The King Returns: How LeBron Fits Into the New-Look Lakers
- Subash Swarna
- Nov 18, 2025
- 3 min read
The Lakers’ success without LeBron James has been one of the most surprising storylines of the season, and it’s a stretch that the raw team metrics don’t fully capture. Despite a mediocre +1.9 net rating (15th of 30), built from an Off Rtg of 116.9 (16th of 30) and a Def Rtg of 115.0 (17th of 30), Los Angeles has opened 10–4, pushed through injuries from stars or rotation players in nearly every game, and posted a dominant 7–2 road record, showing resilience and structure even without one of their franchise anchors. The new-look starting five of Luka Dončić, Austin Reaves, Marcus Smart, Rui Hachimura, and Deandre Ayton has been far more than a stopgap, putting up an impressive +12.2 net rating and giving the Lakers a balanced, effective identity.

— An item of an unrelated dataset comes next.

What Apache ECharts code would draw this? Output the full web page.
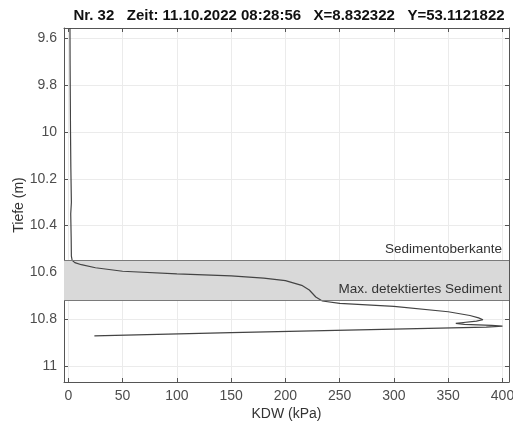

And while the team’s season-long offensive rating sits only 16th, that number severely undersells how elite the offense has been with Luka and AR on the floor together, where their pick-and-roll chemistry, spacing, and half-court orchestration have powered one of the most efficient scoring units in the league. With the offense showing it can reach a truly explosive level, the Lakers’ biggest hope now is simply becoming average defensively—something they’re steadily trending toward as they’ve climbed to 17th in defensive rating, inching closer to the middle of the pack. If they can maintain an elite offense behind Luka and Reaves while settling into competent team defense, their ceiling rises dramatically. More importantly, this stretch has helped the Lakers form a real identity: a half-court attack that doesn’t rely on LeBron to carry every possession, defined roles for each starter, and confidence that they can win consistently. The Lakers haven’t just survived without LeBron — they’ve evolved.
And now, with the team playing its best basketball of the season, the next question becomes just as fascinating as the success itself: how does LeBron James fit back into a group that’s already rolling?

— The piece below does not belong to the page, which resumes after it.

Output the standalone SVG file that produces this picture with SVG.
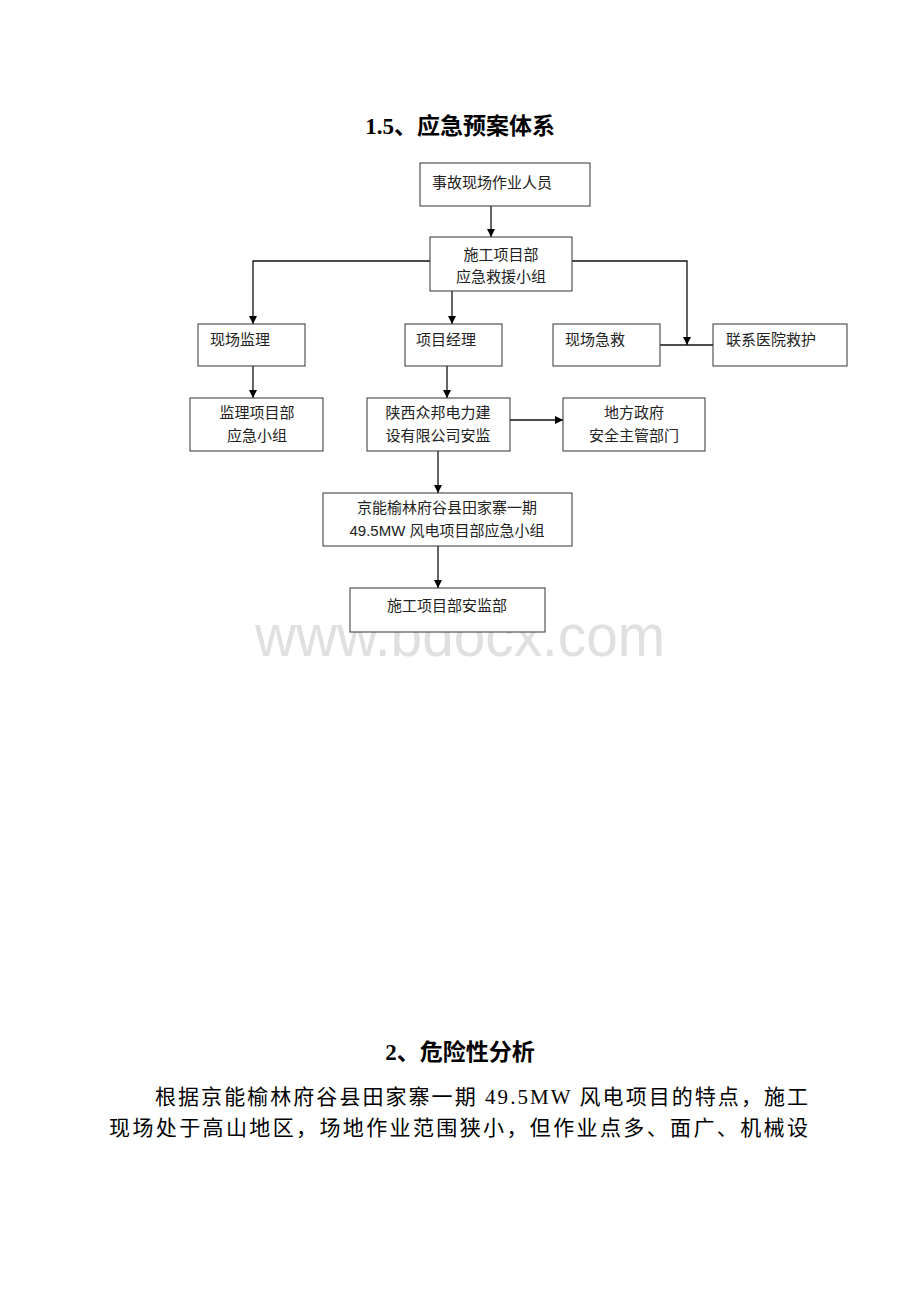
<svg xmlns="http://www.w3.org/2000/svg" width="920" height="1302" viewBox="0 0 920 1302">
<defs>
<style>
.box{fill:#fff;stroke:#333;stroke-width:1}
.t{font-family:"Liberation Sans","Noto Sans CJK SC",sans-serif;font-size:15px;fill:#222}
.c{text-anchor:middle}
.ln{fill:none;stroke:#111;stroke-width:1.3}
.h{font-family:"Liberation Serif","Noto Sans CJK SC",serif;font-weight:bold;font-size:23px;fill:#000;text-anchor:middle}
.p{font-family:"Liberation Serif","Noto Sans CJK SC",serif;font-size:21px;fill:#000}
</style>
<marker id="ar" viewBox="0 0 10 10" refX="10" refY="5" markerWidth="8" markerHeight="8" orient="auto" markerUnits="userSpaceOnUse"><path d="M0,0L10,5L0,10z" fill="#000"/></marker>
</defs>
<rect width="920" height="1302" fill="#fff"/>
<text class="h" x="460" y="134">1.5、应急预案体系</text>
<text x="255" y="656" font-family="Liberation Sans,sans-serif" font-size="60" fill="#e0e0e0" textLength="410" lengthAdjust="spacingAndGlyphs">www.bdocx.com</text>
<g id="connectors">
<path class="ln" d="M491,206V237" marker-end="url(#ar)"/>
<path class="ln" d="M430,261H253V324" marker-end="url(#ar)"/>
<path class="ln" d="M572,261H687V345" marker-end="url(#ar)"/>
<path class="ln" d="M660,345H713"/>
<path class="ln" d="M452,291V324" marker-end="url(#ar)"/>
<path class="ln" d="M253,366V398" marker-end="url(#ar)"/>
<path class="ln" d="M447,366V398" marker-end="url(#ar)"/>
<path class="ln" d="M510,420H563" marker-end="url(#ar)"/>
<path class="ln" d="M438,451V493" marker-end="url(#ar)"/>
<path class="ln" d="M438,546V588" marker-end="url(#ar)"/>
</g>
<g id="n1"><rect class="box" x="420" y="163" width="170" height="43"/><text class="t" x="432" y="188">事故现场作业人员</text></g>
<g id="n2"><rect class="box" x="430" y="237" width="142" height="54"/><text class="t c" x="501" y="260">施工项目部</text><text class="t c" x="501" y="282">应急救援小组</text></g>
<g id="n3"><rect class="box" x="198" y="324" width="107" height="42"/><text class="t" x="210" y="345">现场监理</text></g>
<g id="n4"><rect class="box" x="405" y="324" width="97" height="42"/><text class="t" x="416" y="345">项目经理</text></g>
<g id="n5"><rect class="box" x="553" y="324" width="107" height="42"/><text class="t" x="565" y="345">现场急救</text></g>
<g id="n6"><rect class="box" x="713" y="324" width="134" height="42"/><text class="t" x="726" y="345">联系医院救护</text></g>
<g id="n7"><rect class="box" x="190" y="398" width="133" height="53"/><text class="t c" x="257" y="418">监理项目部</text><text class="t c" x="257" y="441">应急小组</text></g>
<g id="n8"><rect class="box" x="367" y="398" width="143" height="53"/><text class="t c" x="438" y="418">陕西众邦电力建</text><text class="t c" x="438" y="441">设有限公司安监</text></g>
<g id="n9"><rect class="box" x="563" y="398" width="142" height="53"/><text class="t c" x="634" y="418">地方政府</text><text class="t c" x="634" y="441">安全主管部门</text></g>
<g id="n10"><rect class="box" x="323" y="493" width="249" height="53"/><text class="t c" x="447" y="513">京能榆林府谷县田家寨一期</text><text class="t c" x="447" y="536">49.5MW 风电项目部应急小组</text></g>
<g id="n11"><rect class="box" x="350" y="588" width="195" height="44"/><text class="t c" x="447" y="611">施工项目部安监部</text></g>
<text class="h" x="460" y="1060">2、危险性分析</text>
<text class="p" x="155" y="1104" textLength="653" lengthAdjust="spacing">根据京能榆林府谷县田家寨一期 49.5MW 风电项目的特点，施工</text>
<text class="p" x="109" y="1135" textLength="699" lengthAdjust="spacing">现场处于高山地区，场地作业范围狭小，但作业点多、面广、机械设</text>
</svg>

LeBron’s Dual Impact: Offensive Problem-Solver, Defensive Captain
There is really no concern about the fit. When you are adding one of the smartest and most adaptable players in NBA history, integration is never the issue. LeBron has built a career on elevating whatever ecosystem he steps into. We already saw last year how devastating the Dončić James Reaves trio could be when all three were clicking. On their best nights, it looked completely unsolvable for defenses. This season, with Luka opening the year as the league’s leading scorer at 34.4 points per game, teams have increased their pressure dramatically. Opponents are blitzing him far more often, forcing the ball out of his hands and trying to stop him from picking them apart in single coverage. That naturally creates four-on-three situations, and there may not be a better player in the league to exploit that advantage than LeBron. His passing vision, processing speed, downhill strength, and composure under pressure make him the perfect release valve. When he operates in the short roll, he can punish a defense in every way. He can slip pocket passes or lobs to Ayton in the dunker spot, spray kickouts to Reaves or Rui for open threes, or turn the corner and finish at the rim himself. It is the exact environment where LeBron has always thrived because it highlights both his IQ and his ability to collapse a defense.

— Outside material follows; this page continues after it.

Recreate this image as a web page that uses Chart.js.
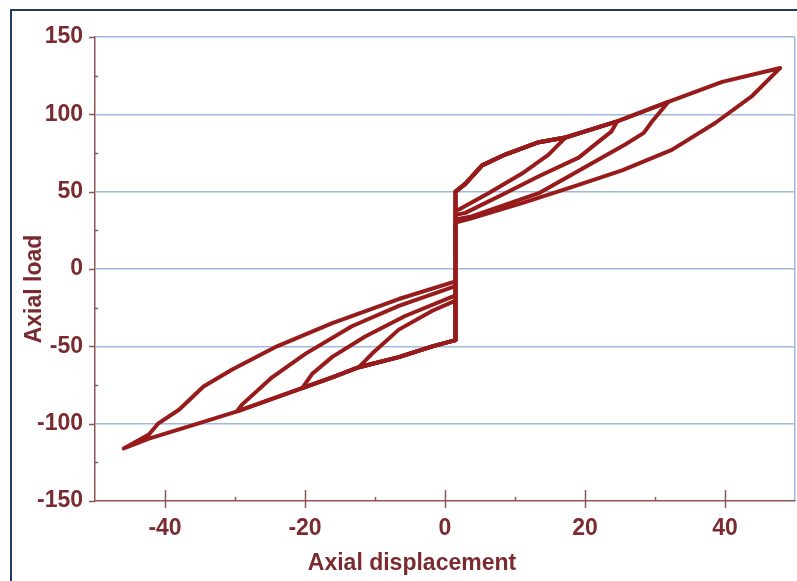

On the defensive end, LeBron’s impact matters just as much. Since the Anthony Davis trade, he has served as the on-court defensive captain, the voice that organizes coverages and keeps the rotations connected. That leadership appeared immediately in his very first practice back. From reports, he was constantly calling out assignments, tags, and switches, and his voice was noticeably hoarse afterward from the amount of talking he did. When he is fully engaged, he remains an excellent low-man defender. A great low man reads the floor early, tags rollers, cuts off lob angles, rotates to meet drivers outside the restricted area, and erases breakdowns before they become layups. LeBron still does all of that at an extremely high level.
With his return, I expect JJ Redick to move Marcus Smart to the bench, which removes the Lakers best point of attack defender from a starting group that has been very effective so far. It will be interesting to see how Los Angeles adjusts defensively, especially against elite guard play. Offensively, however, this lineup has a real chance to become one of the best units in the entire league. As the season develops the key to reaching their full ceiling will be finding a defensive identity that complements all of this firepower, and LeBron’s return gives them a real pathway to doing that.